Hospitalist employment opportunities are currently expanding at a rapid pace in the United States in part due to healthcare reform and in part, due to a desire to evade current hardships of independent practice, such as unstable revenue and extended hours.
The government reform encourages hospitals and physicians to unify through “accountable care organizations” in order to gain additional compensation for better patient care (“Number of Physicians Employed by Hospitalists Snowballing,” Medscape Medical News). An additional incentive the new healthcare policy offers for physician and hospital alliance comes in the form of bundled payments, which may be distributed to both parties for inpatient care.

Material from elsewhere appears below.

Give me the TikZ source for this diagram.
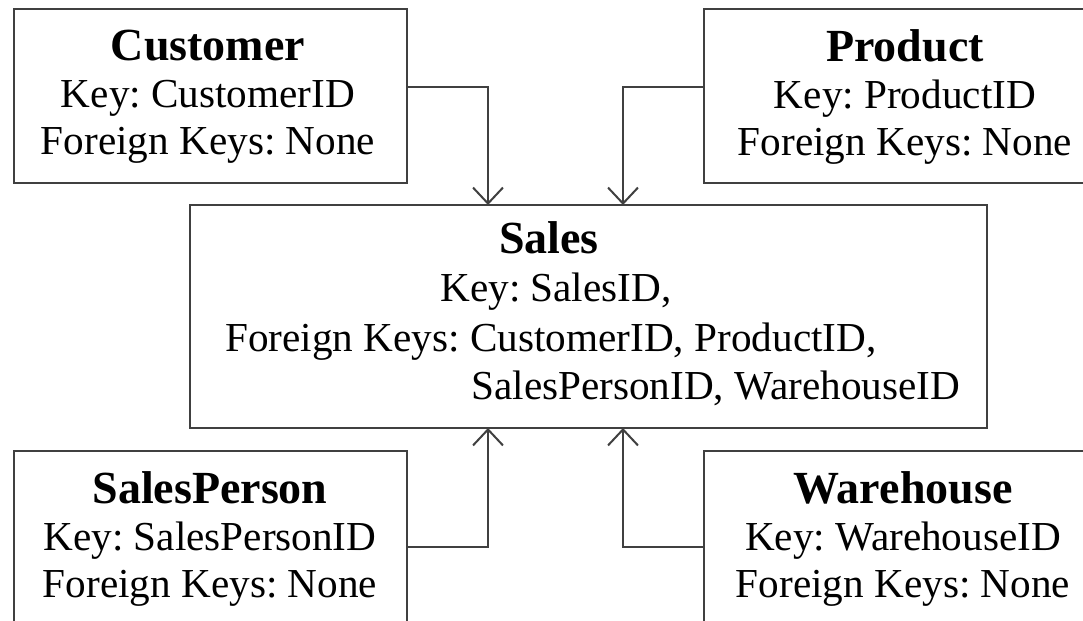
\documentclass[tikz,border=0pt]{standalone}
\usepackage{fontspec}
\setmainfont{Liberation Serif}
\usetikzlibrary{arrows.meta}
\frenchspacing

\tikzset{
  tbl/.style={draw=black!75, line width=1pt, inner sep=0pt, outer sep=0pt,
    minimum width=196.5pt, minimum height=87pt},
  rows/.style={align=center, inner sep=0pt, font=\fontsize{20.6}{23.5}\selectfont},
  rowline/.style={anchor=base west, inner sep=0pt, font=\fontsize{20.6}{23.5}\selectfont},
  fk/.style={draw=black!75, line width=1pt, -{Straight Barb[length=8pt,width=15pt]}}
}
\newcommand{\tname}[1]{{\fontsize{23}{26}\selectfont\bfseries #1}}

\begin{document}
\begin{tikzpicture}[x=0.5pt,y=-0.5pt]
	\clip (0,0) rectangle (1083,621);
	\fill[white] (0,0) rectangle (1083,621);
	% tables
	\node[tbl] (cust) at (210.5,96) {};
	\node[tbl] (prod) at (900.5,96) {};
	\node[tbl] (sp) at (210.5,538) {};
	\node[tbl] (wh) at (900.5,538) {};
	\node[tbl, minimum width=398.5pt, minimum height=111.5pt] (sales) at (588.5,316.5) {};
	
	% table texts
	\node[rows] (custtxt) at (208,97) {\tname{Customer}\\Key: CustomerID\\Foreign Keys: None};
	\node[rows] (prodtxt) at (905,97) {\tname{Product}\\Key: ProductID\\Foreign Keys: None};
	\node[rows] (sptxt) at (210,539) {\tname{SalesPerson}\\Key: SalesPersonID\\Foreign Keys: None};
	\node[rows] (whtxt) at (903,539) {\tname{Warehouse}\\Key: WarehouseID\\Foreign Keys: None};
	\node[rowline, anchor=base] (salesT) at (549,253) {\tname{Sales}};
	\node[rowline] (salesK) at (440,301) {Key: SalesID,};
	\node[rowline] (salesF) at (225,351) {Foreign Keys: CustomerID, ProductID,};
	\node[rowline] (salesG) at (471,399) {SalesPersonID, WarehouseID};
	
	% foreign key links
	\coordinate (inL) at (488,0);
	\coordinate (inR) at (623,0);
	\draw[fk] ([yshift=4.5pt]cust.east) -| (sales.north -| inL);
	\draw[fk] ([yshift=4.5pt]prod.west) -| (sales.north -| inR);
	\draw[fk] ([yshift=-4.5pt]sp.east) -| (sales.south -| inL);
	\draw[fk] ([yshift=-4.5pt]wh.west) -| (sales.south -| inR);
\end{tikzpicture}
\end{document}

According to Medscape, “The rise in hospital-employed physicians parallels an increase in the percentage of institutions that use hospitalists, which was at almost 60% in 2010 compared with half that in 2003, according to the just-published 2012 edition of AHA Hospital Statistics.” The American Hospital Association additionally reports that 37.9% of hospitalists working in hospitals were employees in 2010. This is true both of the east coast as well as the west coast.
While healthcare reform is providing extensive opportunities for hospitalist employment, the need for significant cuts in Medicare has resulted in the broad and virtually unrestricted authority of the Independent Payment Advisory Board (IPAB) to restrict provider spending, reports The Hospitalist in an article posted this month. The article explains that IPAB was created under the Affordable Care Act (ACA) in an effort to ensure Medicare provider spending does not exceed the pre-determined caps, a goal Congress has been unable to meet thus far.

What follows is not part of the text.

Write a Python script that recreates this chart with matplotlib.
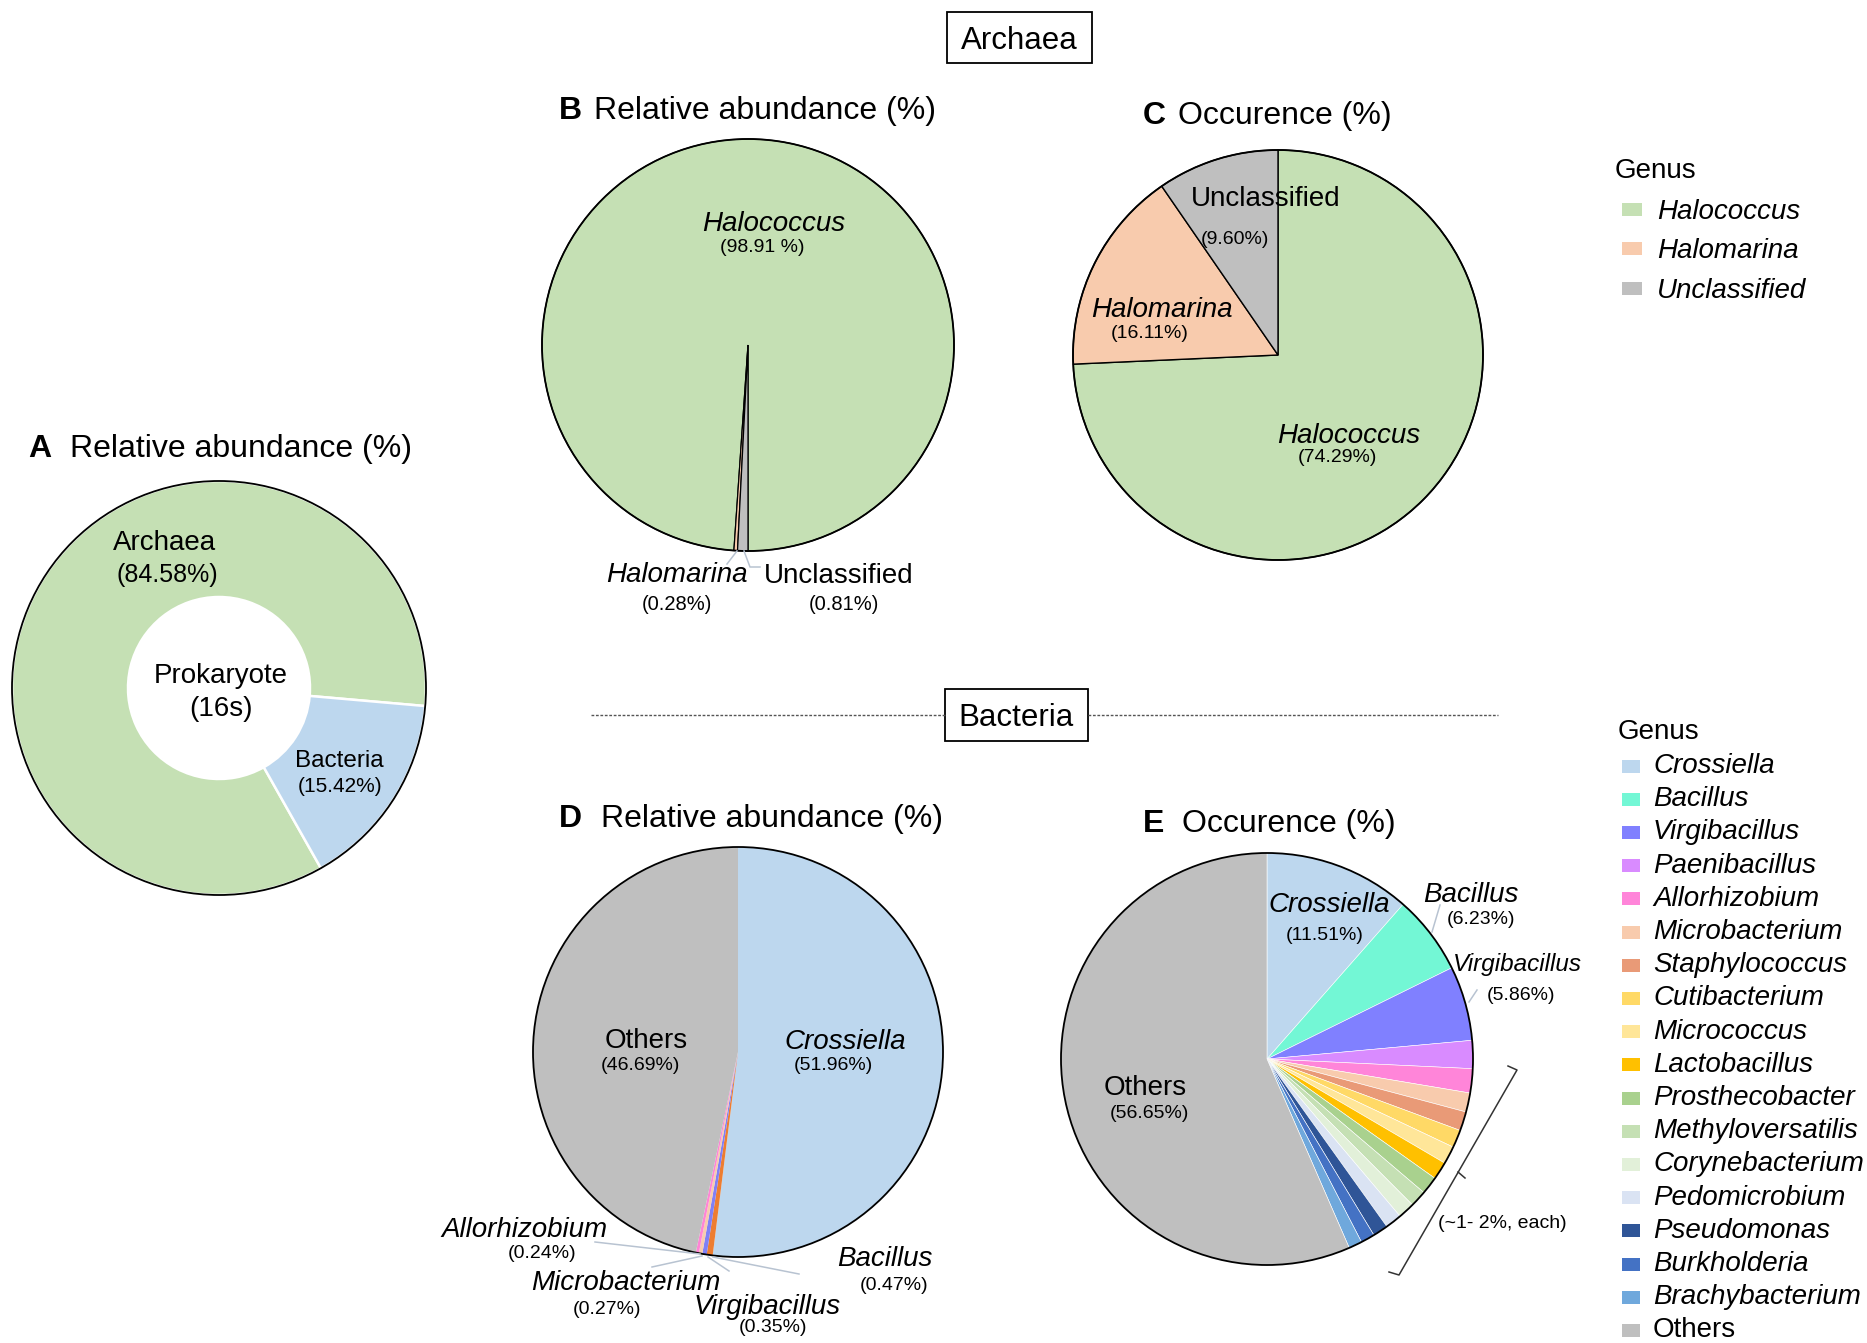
import matplotlib
matplotlib.use("Agg")
import matplotlib.pyplot as plt
from matplotlib.patches import Rectangle, Circle

plt.rcParams['font.family'] = ['Liberation Sans', 'DejaVu Sans']

# ---------------- data ----------------
prok_labels = ["Archaea", "Bacteria"]
prok_values = [84.58, 15.42]
prok_colors = ["#c5e0b4", "#bdd7ee"]

arch_genus = ["Halococcus", "Halomarina", "Unclassified"]
arch_colors = ["#c5e0b4", "#f8cbad", "#bfbfbf"]
arch_abund = [98.91, 0.28, 0.81]
arch_occ = [74.29, 16.11, 9.60]

bact_abund_names = ["Crossiella", "Bacillus", "Virgibacillus", "Microbacterium", "Allorhizobium", "Others"]
bact_abund_values = [51.96, 0.47, 0.35, 0.27, 0.24, 46.69]
bact_abund_colors = ["#bdd7ee", "#ed7d31", "#8080f5", "#f8cbad", "#ff85d5", "#bfbfbf"]

bact_occ_names = ["Crossiella", "Bacillus", "Virgibacillus", "Paenibacillus", "Allorhizobium",
                  "Microbacterium", "Staphylococcus", "Cutibacterium", "Micrococcus", "Lactobacillus",
                  "Prosthecobacter", "Methyloversatilis", "Corynebacterium", "Pedomicrobium",
                  "Pseudomonas", "Burkholderia", "Brachybacterium", "Others"]
bact_occ_values = [11.51, 6.23, 5.86, 2.2, 1.9, 1.5, 1.5, 1.4, 1.4, 1.4,
                   1.4, 1.3, 1.3, 1.3, 1.2, 1.1, 1.05, 56.65]
bact_occ_colors = ["#bdd7ee", "#73f7d5", "#8080ff", "#d98bff", "#ff85d9",
                   "#f8cbad", "#e99a77", "#ffd966", "#ffe699", "#ffc000",
                   "#a9d18e", "#c5e0b4", "#e2f0d9", "#dae3f3",
                   "#2f5597", "#4472c4", "#6fa8dc", "#bfbfbf"]

W, H = 1867, 1343
fig = plt.figure(figsize=(W / 100, H / 100), dpi=100)
ax = fig.add_axes([0, 0, 1, 1])


def Y(y):
    return H - y


def txt(x, y, s, size=20, style='normal', weight='normal', ha='center', dy=3, **kw):
    ax.text(x, Y(y + dy), s, fontsize=size, style=style, weight=weight, ha=ha, va='center', **kw)


def title(x1, x2, y, letter, s):
    txt(x1, y, letter, size=23, weight='bold', ha='left', dy=6)
    txt(x2, y, s, size=23, ha='left', dy=6)


def outline(cx, cy, r, lw=1.3):
    ax.add_patch(Circle((cx, Y(cy)), r, fill=False, ec='black', lw=lw, zorder=5))


def leader(pts, color='#b8c3d1'):
    xs = [p[0] for p in pts]
    ys = [Y(p[1]) for p in pts]
    ax.plot(xs, ys, color=color, lw=1.1, zorder=6)


# ---------------- A: donut ----------------
cx, cy, r = 219, 688, 207
ax.pie(prok_values, colors=prok_colors, startangle=-5, counterclock=True, radius=r,
       center=(cx, Y(cy)), wedgeprops=dict(width=116, edgecolor='white', linewidth=1.8))
outline(cx, cy, r)
title(28, 70, 443, "A", "Relative abundance (%)")
txt(164, 540, prok_labels[0], size=20)
txt(167, 572, "(84.58%)", size=18)
txt(221, 673, "Prokaryote", size=20)
txt(221, 706, "(16s)", size=20)
txt(339, 758, prok_labels[1], size=17.5)
txt(340, 784, "(15.42%)", size=15)

# ---------------- B: archaea abundance ----------------
cx, cy, r = 748, 345, 206
ax.pie(arch_abund, colors=arch_colors, startangle=-90, counterclock=True, radius=r,
       center=(cx, Y(cy)), wedgeprops=dict(edgecolor='black', linewidth=0.9))
outline(cx, cy, r)
title(559, 594, 105, "B", "Relative abundance (%)")
txt(774, 221, arch_genus[0], size=20, style='italic')
txt(762, 244, "(98.91 %)", size=14)
txt(677, 572, arch_genus[1], size=20, style='italic')
txt(677, 602, "(0.28%)", size=14.5)
txt(839, 573, arch_genus[2], size=20)
txt(844, 602, "(0.81%)", size=14.5)
leader([(737, 551), (727, 564)])
leader([(744, 551), (750, 567), (760, 567)])

# ---------------- C: archaea occurrence ----------------
cx, cy, r = 1278, 355, 205
ax.pie(arch_occ, colors=arch_colors, startangle=90, counterclock=False, radius=r,
       center=(cx, Y(cy)), wedgeprops=dict(edgecolor='black', linewidth=1.0))
outline(cx, cy, r)
title(1143, 1178, 110, "C", "Occurence (%)")
txt(1266, 196, arch_genus[2], size=20)
txt(1235, 236, "(9.60%)", size=14)
txt(1162, 307, arch_genus[1], size=20, style='italic')
txt(1150, 331, "(16.11%)", size=14)
txt(1349, 433, arch_genus[0], size=20, style='italic')
txt(1337, 454, "(74.29%)", size=14)

# legend 1
txt(1615, 168, "Genus", size=20, ha='left')
for i, (g, c) in enumerate(zip(arch_genus, arch_colors)):
    yy = 209 + i * 39.5
    ax.add_patch(Rectangle((1622, Y(yy) - 6.5), 20, 13, color=c, lw=0))
    txt(1657, yy, g, size=20, style='italic', ha='left')

# ---------------- section headers ----------------
ax.add_patch(Rectangle((947, Y(63)), 145, 51, fill=False, ec='black', lw=1.3))
txt(1019, 38, "Archaea", size=22.5)
ax.plot([591, 945], [Y(715), Y(715)], color='#555555', lw=1.0, ls=(0, (2, 1.2)))
ax.plot([1088, 1498], [Y(715), Y(715)], color='#555555', lw=1.0, ls=(0, (2, 1.2)))
ax.add_patch(Rectangle((945, Y(741)), 143, 52, fill=False, ec='black', lw=1.3))
txt(1016, 715, "Bacteria", size=22.5)

# ---------------- D: bacteria abundance ----------------
cx, cy, r = 738, 1052, 205
ax.pie(bact_abund_values, colors=bact_abund_colors, startangle=90, counterclock=False, radius=r,
       center=(cx, Y(cy)), wedgeprops=dict(edgecolor='none', linewidth=0))
outline(cx, cy, r)
title(559, 601, 813, "D", "Relative abundance (%)")
txt(646, 1038, "Others", size=20)
txt(640, 1062, "(46.69%)", size=14)
txt(845, 1039, "Crossiella", size=20, style='italic')
txt(833, 1062, "(51.96%)", size=14)
txt(524, 1227, "Allorhizobium", size=20, style='italic')
txt(542, 1250, "(0.24%)", size=14)
txt(626, 1280, "Microbacterium", size=20, style='italic')
txt(607, 1306, "(0.27%)", size=14)
txt(767, 1304, "Virgibacillus", size=20, style='italic')
txt(773, 1325, "(0.35%)", size=14)
txt(885, 1256, "Bacillus", size=20, style='italic')
txt(894, 1283, "(0.47%)", size=14)
leader([(700, 1254), (595, 1242)])
leader([(702, 1256), (652, 1267)])
leader([(708, 1257), (729, 1271)])
leader([(713, 1257), (799, 1274)])

# ---------------- E: bacteria occurrence ----------------
cx, cy, r = 1267, 1059, 206
ax.pie(bact_occ_values, colors=bact_occ_colors, startangle=90, counterclock=False, radius=r,
       center=(cx, Y(cy)), wedgeprops=dict(edgecolor='white', linewidth=0.4))
outline(cx, cy, r)
title(1143, 1182, 818, "E", "Occurence (%)")
txt(1329, 902, "Crossiella", size=20, style='italic')
txt(1325, 933, "(11.51%)", size=14)
txt(1471, 892, "Bacillus", size=20, style='italic')
txt(1481, 917, "(6.23%)", size=14)
txt(1517, 962, "Virgibacillus", size=17.5, style='italic')
txt(1521, 993, "(5.86%)", size=14)
txt(1145, 1085, "Others", size=20)
txt(1149, 1110, "(56.65%)", size=14)
txt(1502, 1220, "(~1- 2%, each)", size=14)
leader([(1432, 932), (1440, 905)])
leader([(1469, 1002), (1477, 990)])
# bracket
ax.plot([1508, 1517, 1399, 1389], [Y(1066), Y(1070), Y(1275), Y(1272)], color='#333333', lw=1.1)
ax.plot([1458, 1465], [Y(1172), Y(1178)], color='#333333', lw=1.1)

# legend 2
txt(1618, 731, "Genus", size=20, ha='left', dy=1)
for i, (g, c) in enumerate(zip(bact_occ_names, bact_occ_colors)):
    yy = 766 + i * 33.2
    ax.add_patch(Rectangle((1622, Y(yy) - 6.5), 18, 13, color=c, lw=0))
    txt(1653, yy, g, size=20, style='normal' if g == "Others" else 'italic', ha='left', dy=0)

ax.set_xlim(0, W)
ax.set_ylim(0, H)
ax.set_aspect('equal')
ax.axis('off')
fig.savefig("out.png", dpi=100, facecolor='white')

Any proposal submitted by IPAB will immediately become law, a huge distinction from the Medicare Payment Advisory Commission (MedPAC), which traditionally counsels Congress on Medicare payments but has minimal to no authority to enforce their suggestions. The only possible checks on IPAB’s considerable autonomy are either Congress drafts an alternative proposal that results in equal cuts in spending, or Congress marshals a three-fifths majority to rule out the proposal. The executive and judiciary branches have no control over IPAB whatsoever; however, members of the board are selected by the President and then must be approved by the Senate.
The Hospitalist article goes on to address the board’s potential effect on the hospitalist profession as a whole and asks the opinion of Judith Feder, a supporter of IPAB and former dean of Georgetown Public Policy Institute. According to Feder, hospitalists will most likely be less affected than other providers, “because the Board’s cost-reduction proposals would likely focus on services where overpayment is the most acute – like imaging and high-cost specialty procedures,” (“IPAB is Medicare’s New Hammer for Spending Accountability,” The Hospitalist). Nevertheless, healthcare specialties have legitimate cause for anxiety when the board assembles this year with $15 million in funding from ACA to start.